Once that green-eyed monster strikes, the men who have it together tap into that competitive mojo and go out and get a better car, hotter motorcycle, bigger house, cooler partner . . . it's a pack mentality with a heavy dose of competition and recognition for individual achievements.
In the best of situations, what seems to be a negative emotion ends up being a catalyst for positive actions.
JB- I grew up in the dance studio..Trust me, women in the dance world are jealous monsters and they won't say it to your face. They'll be like 'oh, can you show me how to do that right.' and be all nice to your face but behind your back they are making snide comments- the more skilled you become the more the women become jealous and sometimes they simply don't like you because you have better extensions and lines than they do regardless of how much you worked to get better- they don't care.

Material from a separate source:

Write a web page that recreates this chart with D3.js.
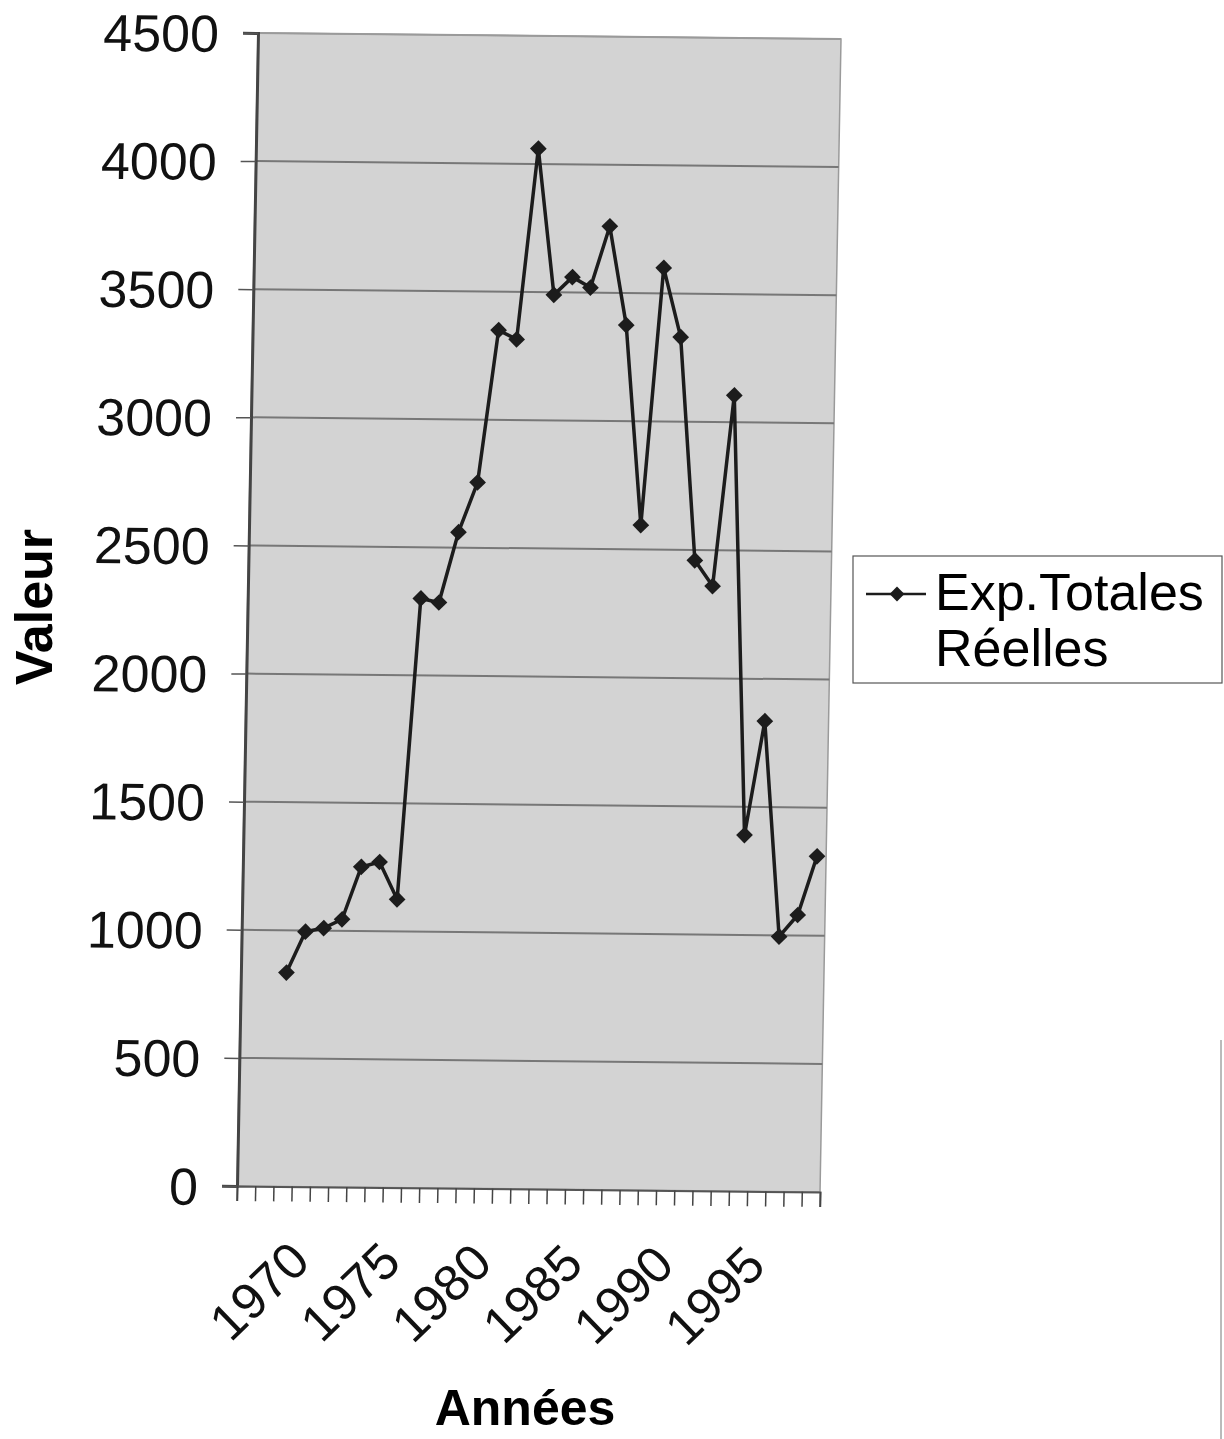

That's a great example of an unhealthy brand of competition, and it's not restricted to women. It takes a very special teacher/coach to effectively manage competition among young people whether it's a baseball team, a boxing gym or a dance studio, but I think it's even harder in more individual activities like dance or solo sports.
In band I had to deal with jealousy a little bit but there were checks and balances and rules in place. Senior year I got the last chair in the second row of concert band. The girl behind me in the third row was desperate for my spot. She challenged me all three times that she was allowed to challenge me and try and win my chair- it was annoying, yes but clearly I was just better than her and she didn't win the chair.